Hi Matteo,
Thanks for your suggestions, I just run some test with ILIKE and LIKE, and
ILIKE is consistently slower so I think I will keep the Lower functions.
As per your suggestion, I have switched indexes to use GIN type index,
they seem to build/read a bit faster, still the Recheck task continues to
happen in the query plan though. I have removed the Gender column from the
query since is not relevant in my tests. With all this playing around it
looks like the stats are now a bit more accurate.
The query went down to 9 seconds, ideally I would like to get to execute in
2 seconds..., any thoughts on what else I could try?
Thanks again,
Eric
=# explain (analyse on,buffers on)select T.form_id from
TAR_MVW_targeting_record AS T where T.status NOT IN ('ANULLED') AND
LOWER(T.household_member_last_name) LIKE LOWER('%tu%') group by T.form_id;
QUERY PLAN
---
---
HashAggregate (cost=557677.27..561360.83 rows=368356 width=8) (actual
time=10172.672..10410.068 rows=786669 loops=1)
Buffers: shared hit=304998
-> Bitmap Heap Scan on tar_mvw_targeting_record t
(cost=80048.06..552677.27 rows=202 width=8) (actual
time=2481.418..9564.280 rows
=33 loops=1)
Recheck Cond: ((status)::text <> 'ANULLED'::text)

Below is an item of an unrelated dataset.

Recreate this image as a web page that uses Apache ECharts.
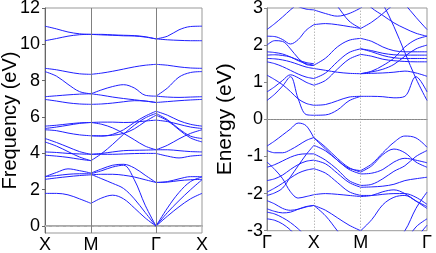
<!DOCTYPE html>
<html><head><meta charset="utf-8">
<script src="https://cdn.jsdelivr.net/npm/echarts@6/dist/echarts.min.js"></script>
<style>html,body{margin:0;padding:0;background:#fff}#c{width:436px;height:253px}</style>
</head><body><div id="c"></div>
<script>
// ---------- Left panel (phonon) ----------
const phTickK = [0, 0.5, 1.207, 1.707];
const phTickLabels = ['X', 'M', 'Γ', 'X'];
const phYTicks = [0, 2, 4, 6, 8, 10, 12];
const phK1 = [0, 0.125, 0.25, 0.375, 0.5];
const phK2 = [0.5, 0.618, 0.736, 0.854, 0.971, 1.089, 1.207];
const phK3 = [1.207, 1.332, 1.457, 1.582, 1.707];
const phSeg1 = [
  [11.0, 10.85, 10.68, 10.58, 10.55],
  [10.2, 10.32, 10.45, 10.53, 10.55],
  [8.68, 8.6, 8.48, 8.38, 8.35],
  [8.5, 8.25, 7.8, 7.4, 7.28],
  [7.12, 7.17, 7.22, 7.26, 7.28],
  [6.97, 6.88, 6.78, 6.72, 6.7],
  [5.5, 5.55, 5.62, 5.68, 5.7],
  [5.37, 5.45, 5.55, 5.65, 5.7],
  [5.3, 5.25, 5.12, 5.02, 4.97],
  [4.82, 4.6, 4.35, 4.1, 3.95],
  [4.63, 4.4, 4.1, 3.8, 3.6],
  [4.08, 4.05, 4.0, 3.97, 3.95],
  [3.9, 3.85, 3.78, 3.68, 3.6],
  [2.72, 2.95, 3.15, 3.05, 2.92],
  [2.72, 2.78, 2.85, 2.88, 2.88],
  [2.57, 2.65, 2.72, 2.78, 2.82],
  [1.8, 1.8, 1.72, 1.5, 1.25]
];
const phSeg2 = [
  [10.55, 10.55, 10.52, 10.5, 10.48, 10.42, 10.3],
  [10.55, 10.52, 10.5, 10.47, 10.46, 10.4, 10.3],
  [8.35, 8.42, 8.52, 8.64, 8.76, 8.85, 8.9],
  [7.28, 7.5, 7.68, 7.78, 7.6, 7.2, 7.15],
  [7.28, 7.2, 7.1, 7.02, 6.95, 6.88, 6.8],
  [6.7, 6.72, 6.77, 6.84, 6.9, 6.88, 6.8],
  [5.7, 5.72, 5.72, 5.7, 5.72, 5.78, 5.83],
  [5.7, 5.6, 5.4, 5.1, 4.75, 4.4, 4.2],
  [4.97, 4.95, 5.05, 5.3, 5.7, 6.05, 6.32],
  [3.6, 4.0, 4.5, 5.05, 5.55, 5.95, 6.2],
  [4.97, 4.97, 5.0, 5.1, 5.35, 5.75, 6.1],
  [3.95, 4.0, 4.08, 4.15, 4.17, 4.18, 4.2],
  [3.95, 3.95, 3.95, 3.97, 3.99, 4.0, 4.0],
  [2.92, 3.15, 3.35, 3.4, 3.2, 2.8, 2.4],
  [2.88, 3.05, 3.25, 3.35, 2.55, 1.15, 0.0],
  [2.82, 2.85, 2.85, 2.8, 2.7, 2.55, 2.4],
  [2.85, 2.6, 2.35, 2.07, 1.5, 0.75, 0.0],
  [1.25, 1.55, 1.7, 1.5, 1.0, 0.45, 0.0]
];
const phSeg3 = [
  [10.3, 10.45, 10.8, 10.98, 11.0],
  [10.3, 10.25, 10.22, 10.2, 10.2],
  [8.9, 8.85, 8.76, 8.7, 8.68],
  [7.15, 7.6, 8.2, 8.45, 8.5],
  [7.15, 7.1, 7.08, 7.1, 7.12],
  [6.8, 6.85, 6.9, 6.94, 6.97],
  [6.32, 6.1, 5.8, 5.6, 5.5],
  [6.2, 5.85, 5.35, 4.95, 4.82],
  [6.1, 5.8, 5.3, 4.85, 4.63],
  [5.83, 5.75, 5.6, 5.45, 5.37],
  [4.2, 4.45, 4.8, 5.1, 5.3],
  [4.2, 4.2, 4.15, 4.1, 4.08],
  [4.0, 3.85, 3.75, 3.85, 3.9],
  [2.4, 2.45, 2.6, 2.72, 2.72],
  [2.4, 2.42, 2.5, 2.55, 2.57],
  [0.0, 1.0, 1.85, 2.45, 2.7],
  [0.0, 0.75, 1.4, 2.0, 2.55],
  [0.0, 0.55, 1.06, 1.5, 1.8]
];

// ---------- Right panel (electronic) ----------
const elTickK = [0, 0.5, 1.0, 1.707];
const elTickLabels = ['Γ', 'X', 'M', 'Γ'];
const elK1 = [0, 0.083, 0.167, 0.25, 0.333, 0.417, 0.5];
const elK2 = [0.5, 0.625, 0.75, 0.875, 1.0];
const elK3 = [1.0, 1.118, 1.236, 1.354, 1.471, 1.589, 1.707];
const elSeg1 = [
  [0.51, 0.68, 0.9, 1.15, 0.55, 0.13, 0.11],
  [1.19, 1.07, 0.93, 0.75, 0.55, 0.43, 0.38],
  [0.74, 0.88, 1.05, 1.2, 1.12, 1.0, 0.92],
  [1.55, 1.5, 1.42, 1.32, 1.22, 1.14, 1.1],
  [1.64, 1.63, 1.6, 1.55, 1.48, 1.41, 1.37],
  [1.73, 1.74, 1.72, 1.68, 1.6, 1.53, 1.5],
  [1.82, 1.8, 1.76, 1.68, 1.58, 1.5, 1.46],
  [2.0, 2.12, 2.1, 1.9, 1.65, 1.48, 1.45],
  [2.24, 2.23, 2.15, 2.03, 2.15, 2.4, 2.55],
  [2.42, 2.58, 2.76, 2.95, 3.12, 3.3, 3.4],
  [3.4, 3.3, 3.2, 3.12, 3.04, 2.97, 2.95],
  [-0.72, -0.58, -0.42, -0.26, -0.1, -0.17, -0.5],
  [-0.84, -0.9, -0.9, -0.82, -0.7, -0.57, -0.49],
  [-1.15, -1.35, -1.6, -1.95, -2.12, -2.08, -2.03],
  [-1.29, -1.22, -1.12, -1.02, -0.95, -0.93, -0.93],
  [-1.65, -1.6, -1.5, -1.35, -1.22, -1.13, -1.1],
  [-1.96, -1.85, -1.72, -1.58, -1.45, -1.37, -1.33],
  [-2.05, -1.98, -1.85, -1.55, -1.25, -0.95, -0.7],
  [-2.19, -2.28, -2.4, -2.45, -2.42, -2.36, -2.32],
  [-2.41, -2.48, -2.52, -2.5, -2.42, -2.35, -2.32],
  [-2.5, -2.55, -2.65, -2.78, -2.95, -3.15, -3.3],
  [-2.68, -2.72, -2.82, -2.98, -3.2, -3.4, -3.5]
];
const elSeg2 = [
  [0.11, 0.12, 0.25, 0.5, 0.62],
  [0.38, 0.4, 0.5, 0.6, 0.62],
  [0.92, 1.05, 1.35, 1.62, 1.75],
  [1.1, 1.25, 1.55, 1.8, 1.9],
  [1.37, 1.32, 1.27, 1.24, 1.23],
  [1.46, 1.65, 1.95, 2.13, 2.18],
  [2.55, 2.58, 2.55, 2.5, 2.45],
  [2.95, 2.85, 2.78, 2.85, 3.0],
  [3.6, 3.4, 3.05, 2.65, 2.45],
  [-0.5, -0.8, -1.1, -1.32, -1.38],
  [-0.49, -0.75, -1.05, -1.3, -1.42],
  [-0.7, -0.85, -1.1, -1.35, -1.47],
  [-0.93, -1.1, -1.35, -1.65, -1.78],
  [-1.1, -1.2, -1.45, -1.7, -1.83],
  [-1.33, -1.45, -1.7, -1.95, -2.05],
  [-2.03, -2.0, -2.02, -2.05, -2.08],
  [-2.32, -2.45, -2.65, -2.85, -3.0],
  [-2.32, -2.6, -3.0, -3.4, -3.6]
];
const elSeg3 = [
  [0.62, 0.62, 0.61, 0.58, 0.62, 1.15, 0.74],
  [3.6, 3.5, 3.1, 2.5, 1.8, 1.1, 0.51],
  [1.23, 1.24, 1.25, 1.27, 1.3, 1.25, 1.16],
  [1.75, 1.7, 1.62, 1.58, 1.56, 1.55, 1.55],
  [1.9, 1.82, 1.72, 1.66, 1.64, 1.64, 1.64],
  [1.9, 1.85, 1.78, 1.74, 1.73, 1.73, 1.73],
  [2.18, 2.1, 1.95, 1.85, 1.82, 1.82, 1.82],
  [1.23, 1.28, 1.35, 1.48, 1.7, 1.9, 2.0],
  [1.23, 1.3, 1.45, 1.65, 1.95, 2.15, 2.24],
  [2.45, 2.62, 2.85, 3.1, 3.3, 3.5, 3.6],
  [3.0, 3.25, 3.5, 3.6, 3.6, 3.6, 3.6],
  [3.3, 3.0, 2.8, 2.6, 2.45, 2.32, 2.24],
  [3.6, 3.6, 3.6, 3.4, 3.1, 2.75, 2.42],
  [-1.38, -1.2, -0.9, -0.62, -0.45, -0.5, -0.75],
  [-1.42, -1.25, -0.95, -0.8, -0.9, -1.15, -1.29],
  [-1.47, -1.45, -1.35, -1.15, -1.05, -1.1, -1.17],
  [-1.78, -1.75, -1.6, -1.4, -1.25, -1.0, -0.84],
  [-1.83, -1.82, -1.8, -1.75, -1.65, -1.6, -1.56],
  [-2.05, -2.05, -2.02, -2.0, -2.0, -2.1, -2.29],
  [-2.08, -2.05, -1.95, -1.9, -2.0, -2.2, -2.4],
  [-3.0, -2.7, -2.3, -2.1, -2.05, -2.2, -2.35],
  [-3.6, -3.6, -3.5, -3.3, -3.0, -2.4, -1.96],
  [-3.6, -3.6, -3.6, -3.5, -3.3, -2.9, -2.68],
  [-3.6, -3.6, -3.6, -3.6, -3.5, -3.2, -2.85]
];

const BLUE = '#1f1fff';
const FONT = 'Liberation Sans, Arial, sans-serif';
const series = [];
function addBands(kArr, bands, gi) {
  bands.forEach(vals => {
    series.push({
      type: 'line', xAxisIndex: gi, yAxisIndex: gi, smooth: 0.35,
      symbol: 'none', silent: true, animation: false, clip: true,
      lineStyle: { color: BLUE, width: 1 },
      data: kArr.map((k, i) => [k, vals[i]])
    });
  });
}
addBands(phK1, phSeg1, 0);
addBands(phK2, phSeg2, 0);
addBands(phK3, phSeg3, 0);
addBands(elK1, elSeg1, 1);
addBands(elK2, elSeg2, 1);
addBands(elK3, elSeg3, 1);

// reference lines
series.unshift({
  type: 'line', xAxisIndex: 0, yAxisIndex: 0, data: [], silent: true, animation: false,
  markLine: {
    symbol: 'none', silent: true, animation: false, label: { show: false },
    data: [
      { yAxis: 0, lineStyle: { color: '#bbbbbb', type: [4, 3], width: 1 } },
      { xAxis: phTickK[1], lineStyle: { color: '#808080', type: 'solid', width: 1 } },
      { xAxis: phTickK[2], lineStyle: { color: '#808080', type: 'solid', width: 1 } }
    ]
  }
});
series.unshift({
  type: 'line', xAxisIndex: 1, yAxisIndex: 1, data: [], silent: true, animation: false,
  markLine: {
    symbol: 'none', silent: true, animation: false, label: { show: false },
    data: [
      { yAxis: 0, lineStyle: { color: '#999999', type: [1, 2], width: 1 } },
      { xAxis: elTickK[1], lineStyle: { color: '#999999', type: [1, 2], width: 1 } },
      { xAxis: elTickK[2], lineStyle: { color: '#999999', type: [1, 2], width: 1 } }
    ]
  }
});

function xAx(ticks, labels, gi) {
  return {
    type: 'value', gridIndex: gi, min: ticks[0], max: ticks[ticks.length - 1],
    axisLine: { show: true, lineStyle: { color: gi === 0 ? '#aaaaaa' : '#888888', width: gi === 0 ? 2 : 1 } },
    axisTick: { show: false },
    splitLine: { show: false },
    axisLabel: {
      customValues: ticks, margin: 3, color: '#000', fontSize: 18, fontFamily: FONT,
      formatter: v => { const i = ticks.findIndex(t => Math.abs(t - v) < 1e-6); return i >= 0 ? labels[i] : ''; }
    }
  };
}
const chart = echarts.init(document.getElementById('c'), null, { renderer: 'canvas' });
chart.setOption({
  animation: false,
  backgroundColor: '#ffffff',
  grid: [
    { left: 45, top: 8, width: 157, height: 225, show: true, borderColor: '#999999', borderWidth: 1, containLabel: false, outerBoundsMode: 'none' },
    { left: 267, top: 8, width: 160, height: 222.7, show: true, borderColor: '#999999', borderWidth: 1, containLabel: false, outerBoundsMode: 'none' }
  ],
  xAxis: [xAx(phTickK, phTickLabels, 0), xAx(elTickK, elTickLabels, 1)],
  yAxis: [
    {
      type: 'value', gridIndex: 0, min: -0.38, max: 12,
      name: 'Frequency (eV)', nameLocation: 'middle', nameGap: 25, nameMoveOverlap: false,
      nameTextStyle: { fontSize: 20, fontFamily: FONT, color: '#000' },
      axisLine: { show: true, lineStyle: { color: '#666666' } },
      axisTick: { show: true, customValues: phYTicks, length: 3, lineStyle: { color: '#666666' } },
      splitLine: { show: false },
      axisLabel: { customValues: phYTicks, margin: 5, color: '#000', fontSize: 18, fontFamily: FONT }
    },
    {
      type: 'value', gridIndex: 1, min: -3, max: 3, interval: 1,
      name: 'Energy (eV)', nameLocation: 'middle', nameGap: 31, nameMoveOverlap: false,
      nameTextStyle: { fontSize: 21, fontFamily: FONT, color: '#000' },
      axisLine: { show: true, lineStyle: { color: '#888888' } },
      axisTick: { show: true, length: 3, lineStyle: { color: '#888888' } },
      splitLine: { show: false },
      axisLabel: { margin: 4, color: '#000', fontSize: 18, fontFamily: FONT }
    }
  ],
  series: series
});
</script></body></html>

Filter: (lower((household_member_last_name)::text) ~~ '%tu%'::text)
Rows Removed by Filter: 979
Buffers: shared hit=304998
-> Bitmap Index Scan on tar_mvw_targeting_record_lower_idx4
(cost=0.00..79548.06 rows=1012 width=0) (actual time=2375.399..2
375.399 rows=1012 loops=1)
Buffers: shared hit=7369
Total runtime: 10475.240 ms
On Mon, Nov 10, 2014 at 1:57 PM, desmodemone wrote:
>
>
> 2014-11-10 18:43 GMT+01:00 Eric Ramirez :
>
>>
>> Hi,
>> I have created a sample database with test data to help benchmark our
>> application. The database has ten million records, and is running on a
>> dedicated server(postgres 9.3) with 8GB of RAM. Our queries are pretty
>> slow with this amount of data and is my job to get them to run to at
>> acceptable speed. First thing that I notice was that the planner's row
>> estimates are off by a large number or records (millions) I have updated
>> the statistics target but didn't seem to make a difference. The relevant
>> output follows.
>> Am I looking in the wrong place, something else I should be trying?

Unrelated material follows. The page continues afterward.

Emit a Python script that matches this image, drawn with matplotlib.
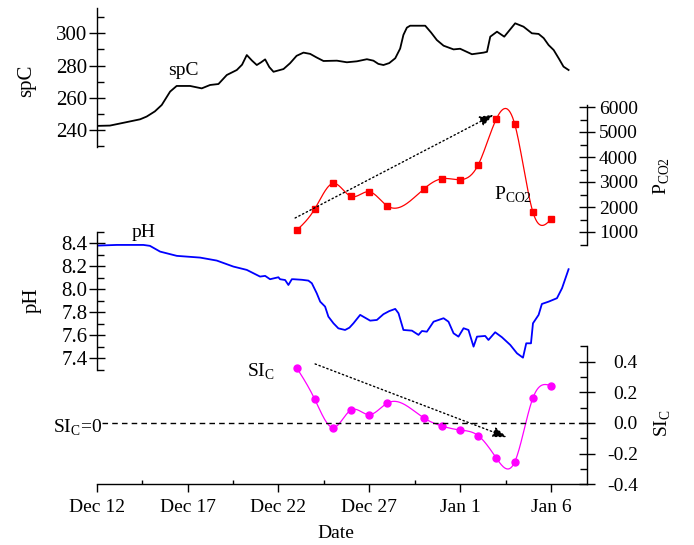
import numpy as np
import matplotlib
matplotlib.use('Agg')
import matplotlib.pyplot as plt
from matplotlib.ticker import MultipleLocator

# days counted from Dec 12
tick_days = [0, 5, 10, 15, 20, 25]
tick_labels = ['Dec 12', 'Dec 17', 'Dec 22', 'Dec 27', 'Jan 1', 'Jan 6']

# specific conductance record
spc_day = [0.0, 0.73, 1.5, 2.39, 2.75, 3.2, 3.58, 4.04, 4.4, 5.14, 5.78, 6.24, 6.7,
           7.16, 7.71, 8.0, 8.26, 8.55, 8.81, 9.05, 9.27, 9.5, 9.73, 10.28, 10.64,
           11.0, 11.38, 11.75, 12.1, 12.48, 13.22, 13.77, 14.32, 14.87, 15.23, 15.5,
           15.78, 16.1, 16.43, 16.7, 16.88, 17.07, 17.25, 17.62, 18.08, 18.4, 18.72,
           19.09, 19.64, 20.0, 20.65, 21.29, 21.48, 21.66, 22.03, 22.43, 23.03, 23.49,
           23.95, 24.32, 24.6, 24.87, 25.15, 25.45, 25.69, 25.97]
spc_val = [242.5, 242.7, 244.5, 246.6, 248.3, 251.5, 255.5, 263.8, 267.3, 267.3,
           265.8, 267.9, 268.5, 274.1, 277.2, 280.5, 286.5, 283.0, 280.3, 282.0,
           283.8, 279.0, 276.1, 277.8, 281.4, 286.0, 288.0, 287.2, 285.0, 282.8,
           283.0, 282.0, 282.6, 283.9, 283.0, 281.0, 280.3, 281.5, 284.5, 290.5,
           299.0, 303.5, 304.7, 304.7, 304.7, 300.5, 295.8, 292.3, 290.0, 290.4,
           287.0, 288.0, 288.5, 297.9, 301.0, 297.9, 306.2, 304.1, 300.0, 299.6,
           297.0, 292.7, 289.6, 284.0, 279.3, 277.2]

# pH record
ph_day = [0.0, 1.1, 2.57, 2.93, 3.49, 4.41, 5.69, 6.61, 7.52, 8.26, 8.99, 9.27, 9.54,
          10.0, 10.09, 10.37, 10.55, 10.74, 10.83, 11.3, 11.65, 11.84, 12.11, 12.3,
          12.57, 12.75, 13.03, 13.3, 13.67, 13.91, 14.13, 14.5, 15.05, 15.42, 15.78,
          16.1, 16.43, 16.61, 16.88, 17.35, 17.71, 17.9, 18.17, 18.54, 19.09, 19.36,
          19.64, 19.91, 20.19, 20.46, 20.74, 20.93, 21.38, 21.56, 21.93, 22.3, 22.76,
          23.13, 23.46, 23.64, 23.9, 24.01, 24.32, 24.5, 24.87, 25.33, 25.61, 25.97]
ph_val = [8.379, 8.385, 8.385, 8.377, 8.327, 8.290, 8.275, 8.249, 8.197, 8.168, 8.110,
          8.116, 8.087, 8.104, 8.087, 8.080, 8.037, 8.087, 8.087, 8.082, 8.075, 8.052,
          7.965, 7.892, 7.849, 7.762, 7.704, 7.660, 7.646, 7.666, 7.704, 7.777, 7.727,
          7.733, 7.783, 7.810, 7.829, 7.791, 7.646, 7.640, 7.603, 7.637, 7.631, 7.718,
          7.748, 7.718, 7.617, 7.588, 7.661, 7.646, 7.501, 7.588, 7.594, 7.559, 7.626,
          7.583, 7.516, 7.443, 7.405, 7.530, 7.530, 7.704, 7.777, 7.872, 7.892, 7.922,
          8.009, 8.174]

# daily samples
sample_day = [11, 12, 13, 14, 15, 16, 18, 19, 20, 21, 22, 23, 24, 25]
pco2 = [1064, 1920, 2944, 2424, 2612, 2040, 2720, 3132, 3092, 3692, 5532, 5332, 1812, 1504]
si_c = [0.361, 0.155, -0.030, 0.085, 0.054, 0.130, 0.033, -0.020, -0.046, -0.083,
        -0.230, -0.256, 0.161, 0.243]


def natural_spline(x, y, n=400):
    x = np.asarray(x, float)
    y = np.asarray(y, float)
    h = np.diff(x)
    m = len(x)
    A = np.zeros((m, m))
    r = np.zeros(m)
    A[0, 0] = A[-1, -1] = 1
    for i in range(1, m - 1):
        A[i, i - 1] = h[i - 1]
        A[i, i] = 2 * (h[i - 1] + h[i])
        A[i, i + 1] = h[i]
        r[i] = 3 * ((y[i + 1] - y[i]) / h[i] - (y[i] - y[i - 1]) / h[i - 1])
    c = np.linalg.solve(A, r)
    b = (y[1:] - y[:-1]) / h - h * (2 * c[:-1] + c[1:]) / 3
    d = (c[1:] - c[:-1]) / (3 * h)
    xs = np.linspace(x[0], x[-1], n)
    k = np.clip(np.searchsorted(x, xs) - 1, 0, m - 2)
    dx = xs - x[k]
    return xs, y[k] + b[k] * dx + c[k] * dx ** 2 + d[k] * dx ** 3


plt.rcParams['font.family'] = 'Liberation Serif'
plt.rcParams['mathtext.fontset'] = 'custom'
plt.rcParams['mathtext.rm'] = 'Liberation Serif'
plt.rcParams['font.size'] = 14

W, H = 694, 545
L, R = 96.7, 587.3
fig = plt.figure(figsize=(W / 100, H / 100), dpi=100)


def px_axes(top, bottom):
    ax = fig.add_axes([L / W, 1 - bottom / H, (R - L) / W, (bottom - top) / H])
    ax.patch.set_visible(False)
    for s in ax.spines.values():
        s.set_visible(False)
        s.set_linewidth(1.0)
    ax.set_xlim(0, 27)
    ax.set_xticks([])
    return ax


def style_left(ax):
    ax.spines['left'].set_visible(True)
    ax.tick_params(axis='y', which='major', direction='inout', length=11, width=1,
                   pad=1, labelsize=15)
    ax.tick_params(axis='y', which='minor', direction='in', length=5, width=1)


def style_right(ax):
    ax.spines['right'].set_visible(True)
    ax.yaxis.tick_right()
    ax.yaxis.set_label_position('right')
    ax.tick_params(axis='y', which='major', direction='inout', length=11, width=1, pad=31)
    ax.tick_params(axis='y', which='minor', direction='in', length=5, width=1)
    for lab in ax.get_yticklabels():
        lab.set_horizontalalignment('right')


# spC panel
ax1 = px_axes(8, 147)
ax1.plot(spc_day, spc_val, color='black', lw=1.3)
ax1.set_ylim(229.4, 315.7)
ax1.yaxis.set_major_locator(MultipleLocator(20))
ax1.yaxis.set_minor_locator(MultipleLocator(10))
style_left(ax1)
ax1.text(3.93, 274.1, 'spC', ha='left', va='baseline')

# PCO2 panel
ax2 = px_axes(105, 245)
xs, ys = natural_spline(sample_day, pco2)
ax2.plot(xs, ys, color='red', lw=0.9)
ax2.plot(sample_day, pco2, ls='none', marker='s', ms=4.5, color='red')
ax2.set_ylim(480, 6080)
ax2.yaxis.set_major_locator(MultipleLocator(1000))
ax2.yaxis.set_minor_locator(MultipleLocator(500))
style_right(ax2)
ax2.annotate('', xy=(21.84, 5692), xytext=(10.92, 1560),
             arrowprops=dict(arrowstyle='-|>,head_length=0.6,head_width=0.22',
                             ls=(0, (1, 2)), lw=1, color='black',
                             shrinkA=0, shrinkB=0))
ax2.text(21.84, 2292, r'P$_\mathregular{CO2}$', ha='left', va='baseline')

# pH panel
ax3 = px_axes(231.7, 370)
ax3.plot(ph_day, ph_val, color='#0000ff', lw=1.3)
ax3.set_ylim(7.298, 8.50)
ax3.set_yticks([7.4, 7.6, 7.8, 8.0, 8.2, 8.4])
ax3.set_yticklabels(['7.4', '7.6', '7.8', '8.0', '8.2', '8.4'])
ax3.yaxis.set_minor_locator(MultipleLocator(0.1))
style_left(ax3)
ax3.text(1.93, 8.455, 'pH', ha='left', va='baseline')

# SIc panel with the date axis
ax4 = px_axes(346, 484.3)
xs, ys = natural_spline(sample_day, si_c)
ax4.plot(xs, ys, color='#ff00ff', lw=0.9)
ax4.plot(sample_day, si_c, ls='none', marker='o', ms=5, color='#ff00ff')
ax4.set_ylim(-0.4, 0.502)
ax4.set_yticks([-0.4, -0.2, 0.0, 0.2, 0.4])
ax4.set_yticklabels(['-0.4', '-0.2', '0.0', '0.2', '0.4'])
ax4.yaxis.set_minor_locator(MultipleLocator(0.1))
style_right(ax4)
ax4.spines['bottom'].set_visible(True)
ax4.set_xticks(tick_days)
ax4.set_xticklabels(tick_labels)
ax4.xaxis.set_minor_locator(MultipleLocator(2.5))
ax4.tick_params(axis='x', which='major', direction='out', length=5.5, width=1, pad=5)
ax4.tick_params(axis='x', which='minor', direction='in', length=3, width=1)
ax4.plot([0.28, 27], [0, 0], color='black', lw=1, ls=(0, (4, 3)))
ax4.annotate('', xy=(22.58, -0.093), xytext=(12.02, 0.385),
             arrowprops=dict(arrowstyle='-|>,head_length=0.6,head_width=0.22',
                             ls=(0, (1, 2)), lw=1, color='black',
                             shrinkA=0, shrinkB=0))
ax4.text(8.28, 0.30, r'SI$_\mathregular{C}$', ha='left', va='baseline')
ax4.text(0.28, -0.063, r'SI$_\mathregular{C}$=0', ha='right', va='baseline')

# axis titles
fig.text(27 / W, 1 - 81 / H, 'spC', rotation=90, ha='center', va='center', fontsize=15)
fig.text(32 / W, 1 - 300 / H, 'pH', rotation=90, ha='center', va='center', fontsize=15)
fig.text(662 / W, 1 - 176 / H, r'P$_\mathregular{CO2}$', rotation=90, ha='center', va='center')
fig.text(663 / W, 1 - 423 / H, r'SI$_\mathregular{C}$', rotation=90, ha='center', va='center')
fig.text(336 / W, 1 - 534 / H, 'Date', ha='center', va='center')

fig.savefig('out.png', dpi=100)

>> Thanks in advance for your comments/suggestions,
>> Eric.
>>
>>
>> =# show work_mem;
>> work_mem
>> --
>> 1GB
>> (1 row)
>> =# show effective_cache_size;
>> effective_cache_size
>> --
>> 5GB
>> (1 row)
>>
>> =#ALTER TABLE TAR_MVW_TARGETING_RECORD ALTER COLUMN
>> household_member_first_name SET STATISTICS 5000;
>> =# vacuum analyse TAR_MVW_TARGETING_RECORD;
>>
>> =# \d tar_mvw_targeting_record;
>> Table "public.tar_mvw_targeting_record"
>>Column| Type | Modifiers
>> -+---+---
>> household_member_id | bigint|
>> form_id | bigint|
>> status | character varying(64) |
>> gender | character varying(64) |
>> household_member_first_name | character varying(64) |
>> household_member_last_name | character varying(64) |
>>
>> Indexes:
>>"tar_mvw_targeting_record_form_id_household_member_id_idx" UNIQUE,
>> btree (form_id, household_member_id)
>> "tar_mvw_targeting_record_lower_idx" gist
>> (lower(household_member_first_name::text) extensions.gist_trgm_ops)
>> WHERE status::text <> 'ANULLED'::text
>> "tar_mvw_targeting_record_lower_idx1" gist
>> (lower(household_member_last_name::text) extensions.gist_trgm_ops)
>> WHERE status::text <> 'ANULLED'::text
>>
>>
>> =# explain (analyse on,buffers on)select T.form_id from
>> TAR_MVW_targeting_record AS T where T.status NOT IN ('ANULLED') AND
>> LOWER(T.household_member_last_name) LIKE LOWER('%tu%') AND
>> T.gender='FEMALE' group by T.form_id;
>>
>> QUERY PLAN
>>
>>
>> ---
>> ---
>> HashAggregate (cost=450994.35..452834.96 rows=1840